What’s your overall outlook for the JVM ecosystem?
- The future of the JVM is polyglot.
- Java remains the foundation.
- Kotlin leads in productivity.
- Scala and Clojure drive expressiveness and functional programming.
- GraalVM is the strategic platform enabling cross-language execution.
This multi-language reality is already happening in production systems — the JVM has become flexible enough for almost any kind of workload. Still, each language’s evolution is naturally constrained by the need to maintain backward compatibility and ecosystem stability.
FAQs
Kotlin is better for modern application development with strong type safety and tooling support, while Groovy excels in scripting, DSLs, and build tools like Gradle. "Better" depends on your use case: choose Kotlin for production apps and Groovy for flexible scripting tasks.
Java is better for mainstream enterprise development with larger talent pools and simpler learning curves, while Scala excels in functional programming, complex type systems, and data processing frameworks like Apache Spark. Most teams choose Java for stability and hiring ease and Scala for expressiveness and advanced type safety.
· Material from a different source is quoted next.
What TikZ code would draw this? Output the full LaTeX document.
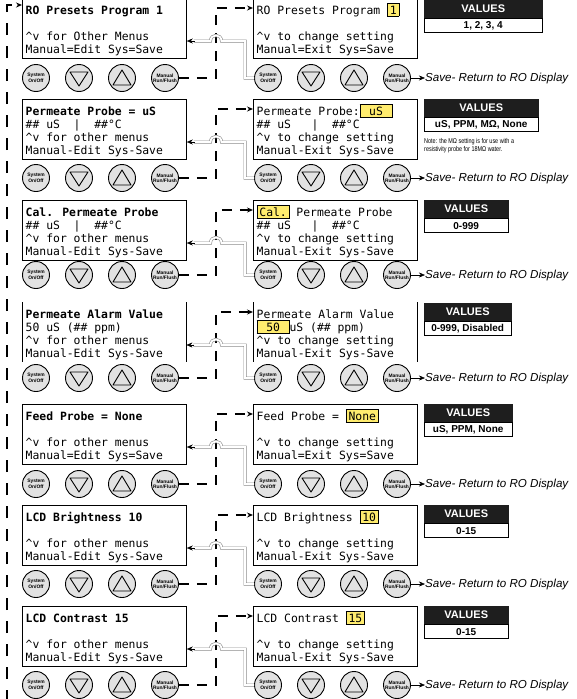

Java's widespread adoption stems from decades of enterprise investment, massive ecosystems of libraries and frameworks, and unmatched backward compatibility that protects existing codebases. Organisations prioritise stability, available talent, and long-term maintenance over raw performance gains from newer languages.
Artificial intelligence, particularly generative AI, won’t replace Java but will change how developers use it, with AI tools assisting in code generation, refactoring, and debugging. Java's role in enterprise systems, its vast existing codebase, and continuous evolution ensure it will remain relevant for decades, even as generative AI transforms the development workflow.